Dutzende seltener Bücher mit Ledereinband aus französischen Klöstern des Hochmittelalters sind in Robben- und Walroßhaut eingebunden, die möglicherweise sogar aus Grönland stammen, das derzeit im Fokus geopolitischer Interessen steht. Dies ergab eine Studie, die soeben in der Fachzeitschrift Royal Society Open Science veröffentlicht wurde.
Für diese Studie wurden 43 hochmittelalterliche Bände aus der Bibliothek von Clairvaux und benachbarter Zisterzienserklöster analysiert. Durch DNA- und Proteinanalysen wurde nachgewiesen, daß die Einbände aus der Haut von Robbenarten wie der Kegelrobbe, der Harpune- und der Bartrobbe bestehen, aber auch von Walrossen. Da diese Tiere weder in der näheren noch weiteren Umgebung von Clairvaux heimisch sind oder waren, konnten die Wissenschaftler nachweisen, daß die verwendeten Häute aus dem hohen Norden stammten, teils von Arten, die in Skandinavien, Dänemark und Schottland heimisch sind, teils aber auch von solchen, die es in Island und Grönland sind.
Die Verwendung dieser Häute durch die Mönche in der Champagne setzt ein ausgedehntes Handelsnetz voraus, aus dem sie die nötigen Materialien beziehen konnten.
Das Kloster Clairvaux wurde im Jahr 1115 vom heiligen Bernhard von Clairvaux gegründet und ist eine der vier Primarabteien des Zisterzienserordens. Es spielte eine zentrale Rolle in der Verbreitung des Ordens in Europa.
Die untersuchten Codices sind teils fast 900 Jahre alt. Bisher hatte man angenommen, sie seien in Wildschweinleder eingebunden.
In Skandinavien und Irland war die Verwendung von Robbenfellen als Einband für Codices nicht völlig unbekannt. Ihre Verbreitung in Klöstern im französischen Landesinneren überraschte die Forscher jedoch.
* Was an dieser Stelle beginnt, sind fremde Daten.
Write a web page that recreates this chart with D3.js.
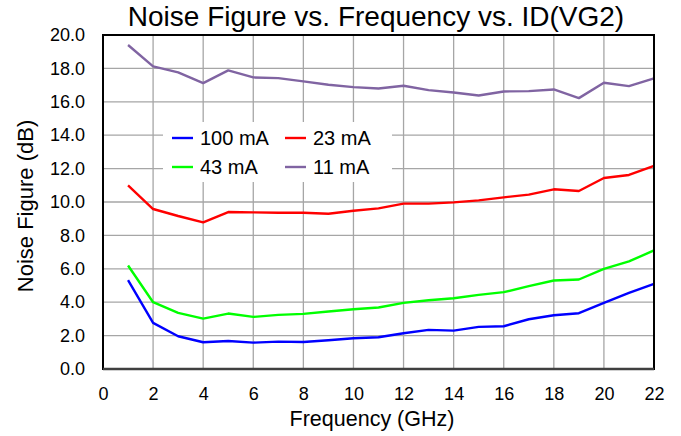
<!DOCTYPE html>
<html>
<head>
<meta charset="utf-8">
<script src="https://cdn.jsdelivr.net/npm/d3@7"></script>
<style>
  body { margin: 0; background: #fff; }
  text { font-family: Arial, "Liberation Sans", sans-serif; fill: #000; }
</style>
</head>
<body>
<script>
// frequency points (GHz)
const freq = [1,2,3,4,5,6,7,8,9,10,11,12,13,14,15,16,17,18,19,20,21,22];

// noise figure (dB) per bias current
const nf100 = [5.32,2.76,1.96,1.60,1.68,1.58,1.64,1.62,1.72,1.84,1.90,2.14,2.34,2.30,2.52,2.56,2.98,3.22,3.34,3.96,4.56,5.10];
const nf23  = [11.0,9.58,9.16,8.78,9.40,9.38,9.36,9.36,9.30,9.48,9.62,9.90,9.90,9.98,10.10,10.28,10.44,10.76,10.66,11.44,11.62,12.16];
const nf43  = [6.20,4.00,3.36,3.02,3.32,3.12,3.24,3.30,3.44,3.58,3.68,3.96,4.12,4.24,4.44,4.60,4.96,5.30,5.36,6.00,6.44,7.10];
const nf11  = [19.4,18.12,17.76,17.12,17.88,17.46,17.42,17.22,17.02,16.88,16.80,16.96,16.70,16.56,16.38,16.62,16.64,16.74,16.22,17.14,16.94,17.40];

const seriesNames = ["100 mA", "23 mA", "43 mA", "11 mA"];
const seriesColors = ["#0000ff", "#ff0000", "#00ff00", "#8064a2"];
const seriesValues = [nf100, nf23, nf43, nf11];

const xTicks = [0,2,4,6,8,10,12,14,16,18,20,22];
const yTicks = [0,2,4,6,8,10,12,14,16,18,20];

const width = 681, height = 436;
const margin = {left: 103, right: 27, top: 35, bottom: 67};

const svg = d3.select("body").append("svg")
    .attr("width", width)
    .attr("height", height);

const x = d3.scaleLinear().domain([0, 22]).range([margin.left, width - margin.right]);
const y = d3.scaleLinear().domain([0, 20]).range([height - margin.bottom, margin.top]);

// grid
svg.append("g").selectAll("line.v")
    .data(xTicks.slice(1, -1))
    .enter().append("line")
    .attr("x1", d => x(d)).attr("x2", d => x(d))
    .attr("y1", y(0)).attr("y2", y(20))
    .attr("stroke", "#a6a6a6").attr("stroke-width", 1.3);

svg.append("g").selectAll("line.h")
    .data(yTicks.slice(1, -1))
    .enter().append("line")
    .attr("x1", x(0)).attr("x2", x(22))
    .attr("y1", d => y(d)).attr("y2", d => y(d))
    .attr("stroke", "#a6a6a6").attr("stroke-width", 1.3);

// legend background hides the grid behind it
svg.append("rect")
    .attr("x", 163).attr("y", 122)
    .attr("width", 229).attr("height", 60)
    .attr("fill", "#fff");

// lines
const line = d3.line()
    .x((d, i) => x(freq[i]))
    .y(d => y(d));

seriesValues.forEach((vals, k) => {
  svg.append("path")
      .datum(vals)
      .attr("fill", "none")
      .attr("stroke", seriesColors[k])
      .attr("stroke-width", 2.4)
      .attr("stroke-linejoin", "round")
      .attr("d", line);
});

// frame
svg.append("rect")
    .attr("x", x(0)).attr("y", y(20))
    .attr("width", x(22) - x(0)).attr("height", y(0) - y(20))
    .attr("fill", "none")
    .attr("stroke", "#000").attr("stroke-width", 2);
svg.append("line")
    .attr("x1", x(0)).attr("x2", x(22))
    .attr("y1", y(0)).attr("y2", y(0))
    .attr("stroke", "#404040").attr("stroke-width", 2.5);

// axes (labels only)
const xAxis = d3.axisBottom(x).tickValues(xTicks).tickSize(0).tickPadding(18).tickFormat(d3.format("d"));
const yAxis = d3.axisLeft(y).tickValues(yTicks).tickSize(0).tickPadding(18).tickFormat(d3.format(".1f"));

const gx = svg.append("g").attr("transform", `translate(0,${y(0)})`).call(xAxis);
const gy = svg.append("g").attr("transform", `translate(${x(0)},0)`).call(yAxis);
[gx, gy].forEach(g => {
  g.select(".domain").remove();
  g.selectAll("text").attr("font-size", 18).attr("font-family", "Arial, 'Liberation Sans', sans-serif").attr("fill", "#000");
});

// titles
svg.append("text")
    .attr("x", 376).attr("y", 26)
    .attr("text-anchor", "middle")
    .attr("font-size", 28)
    .text("Noise Figure vs. Frequency vs. ID(VG2)");

svg.append("text")
    .attr("x", 372).attr("y", 426)
    .attr("text-anchor", "middle")
    .attr("font-size", 21.5)
    .text("Frequency (GHz)");

svg.append("text")
    .attr("transform", `translate(33,206) rotate(-90)`)
    .attr("text-anchor", "middle")
    .attr("font-size", 22)
    .text("Noise Figure (dB)");

// legend
const legendPos = [[172, 138], [285, 138], [172, 167], [285, 167]];
const lg = svg.append("g").selectAll("g")
    .data(seriesNames)
    .enter().append("g")
    .attr("transform", (d, i) => `translate(${legendPos[i][0]},${legendPos[i][1]})`);
lg.append("line")
    .attr("x1", 0).attr("x2", 21)
    .attr("stroke", (d, i) => seriesColors[i])
    .attr("stroke-width", 2.4);
lg.append("text")
    .attr("x", 28).attr("dy", "0.35em")
    .attr("font-size", 20)
    .text(d => d);
</script>
</body>
</html>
Es wurde angenommen, daß die Einbände, aus lokalen Materialien wie eben Wildschwein oder Hirsch hergestellt wurden. Die Neuentdeckung zeigt hingegen, daß der mittelalterliche Handel deutlich weiträumiger und artikulierter war, als bisher angenommen.
Alle analysierten Codices stammen aus Abteien, die entlang mittelalterlicher Handelsrouten lagen. Das war schon bisher bekannt, allerdings verdeutlichen die neuen Erkenntnisse die Verbindungen der Klöster zu einem weitreichenden Handelsnetz, das sich von der Arktis bis in die Champagne an der Grenze zum Heiligen Römischen Reich erstreckte.